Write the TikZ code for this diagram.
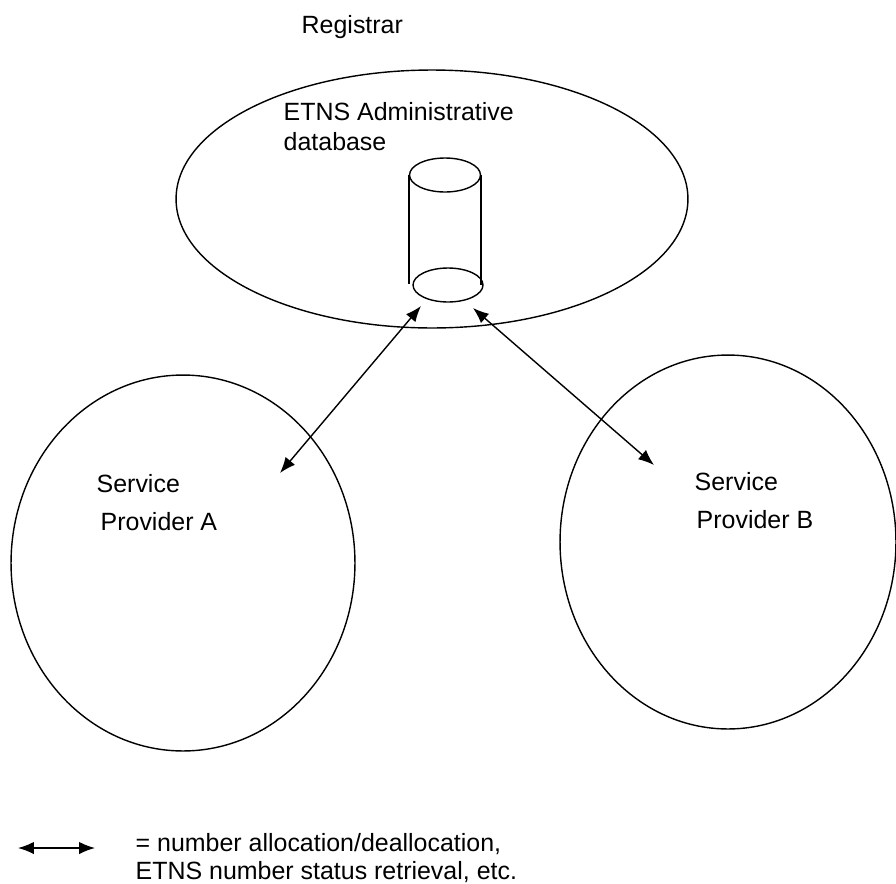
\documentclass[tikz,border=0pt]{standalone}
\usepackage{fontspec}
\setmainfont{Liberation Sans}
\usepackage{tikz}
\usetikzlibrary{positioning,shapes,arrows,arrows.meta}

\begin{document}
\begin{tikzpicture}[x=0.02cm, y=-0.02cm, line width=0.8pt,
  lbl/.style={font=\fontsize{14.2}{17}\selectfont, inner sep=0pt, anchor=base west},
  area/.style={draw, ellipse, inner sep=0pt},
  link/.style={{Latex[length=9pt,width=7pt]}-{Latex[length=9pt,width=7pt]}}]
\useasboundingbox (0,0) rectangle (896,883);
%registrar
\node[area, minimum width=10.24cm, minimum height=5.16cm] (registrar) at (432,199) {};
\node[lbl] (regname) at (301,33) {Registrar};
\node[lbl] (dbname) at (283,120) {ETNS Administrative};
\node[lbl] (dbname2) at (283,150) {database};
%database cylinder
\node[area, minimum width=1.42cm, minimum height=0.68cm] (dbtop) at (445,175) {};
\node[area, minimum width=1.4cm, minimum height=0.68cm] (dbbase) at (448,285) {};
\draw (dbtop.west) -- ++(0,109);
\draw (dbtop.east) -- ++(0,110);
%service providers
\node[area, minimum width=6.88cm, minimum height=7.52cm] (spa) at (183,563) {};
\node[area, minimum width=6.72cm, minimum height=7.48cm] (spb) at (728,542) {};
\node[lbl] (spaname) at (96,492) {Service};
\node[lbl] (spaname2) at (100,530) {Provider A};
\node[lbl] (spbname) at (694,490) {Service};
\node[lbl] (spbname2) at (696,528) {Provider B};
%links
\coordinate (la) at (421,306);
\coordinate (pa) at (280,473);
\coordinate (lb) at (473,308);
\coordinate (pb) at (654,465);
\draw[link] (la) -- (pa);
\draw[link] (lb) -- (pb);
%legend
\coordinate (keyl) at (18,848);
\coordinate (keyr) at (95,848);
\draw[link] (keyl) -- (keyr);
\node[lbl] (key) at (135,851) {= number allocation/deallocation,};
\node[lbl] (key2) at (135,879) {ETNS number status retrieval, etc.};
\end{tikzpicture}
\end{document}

▶ [Requirement]: The data above needs to be retyped exactly, with the images left out.

▶ [Full output]:
Write the TikZ code for this diagram.
\documentclass[tikz,border=0pt]{standalone}
\usepackage{fontspec}
\setmainfont{Liberation Sans}
\usepackage{tikz}
\usetikzlibrary{positioning,shapes,arrows,arrows.meta}

\begin{document}
\begin{tikzpicture}[x=0.02cm, y=-0.02cm, line width=0.8pt,
  lbl/.style={font=\fontsize{14.2}{17}\selectfont, inner sep=0pt, anchor=base west},
  area/.style={draw, ellipse, inner sep=0pt},
  link/.style={{Latex[length=9pt,width=7pt]}-{Latex[length=9pt,width=7pt]}}]
\useasboundingbox (0,0) rectangle (896,883);
%registrar
\node[area, minimum width=10.24cm, minimum height=5.16cm] (registrar) at (432,199) {};
\node[lbl] (regname) at (301,33) {Registrar};
\node[lbl] (dbname) at (283,120) {ETNS Administrative};
\node[lbl] (dbname2) at (283,150) {database};
%database cylinder
\node[area, minimum width=1.42cm, minimum height=0.68cm] (dbtop) at (445,175) {};
\node[area, minimum width=1.4cm, minimum height=0.68cm] (dbbase) at (448,285) {};
\draw (dbtop.west) -- ++(0,109);
\draw (dbtop.east) -- ++(0,110);
%service providers
\node[area, minimum width=6.88cm, minimum height=7.52cm] (spa) at (183,563) {};
\node[area, minimum width=6.72cm, minimum height=7.48cm] (spb) at (728,542) {};
\node[lbl] (spaname) at (96,492) {Service};
\node[lbl] (spaname2) at (100,530) {Provider A};
\node[lbl] (spbname) at (694,490) {Service};
\node[lbl] (spbname2) at (696,528) {Provider B};
%links
\coordinate (la) at (421,306);
\coordinate (pa) at (280,473);
\coordinate (lb) at (473,308);
\coordinate (pb) at (654,465);
\draw[link] (la) -- (pa);
\draw[link] (lb) -- (pb);
%legend
\coordinate (keyl) at (18,848);
\coordinate (keyr) at (95,848);
\draw[link] (keyl) -- (keyr);
\node[lbl] (key) at (135,851) {= number allocation/deallocation,};
\node[lbl] (key2) at (135,879) {ETNS number status retrieval, etc.};
\end{tikzpicture}
\end{document}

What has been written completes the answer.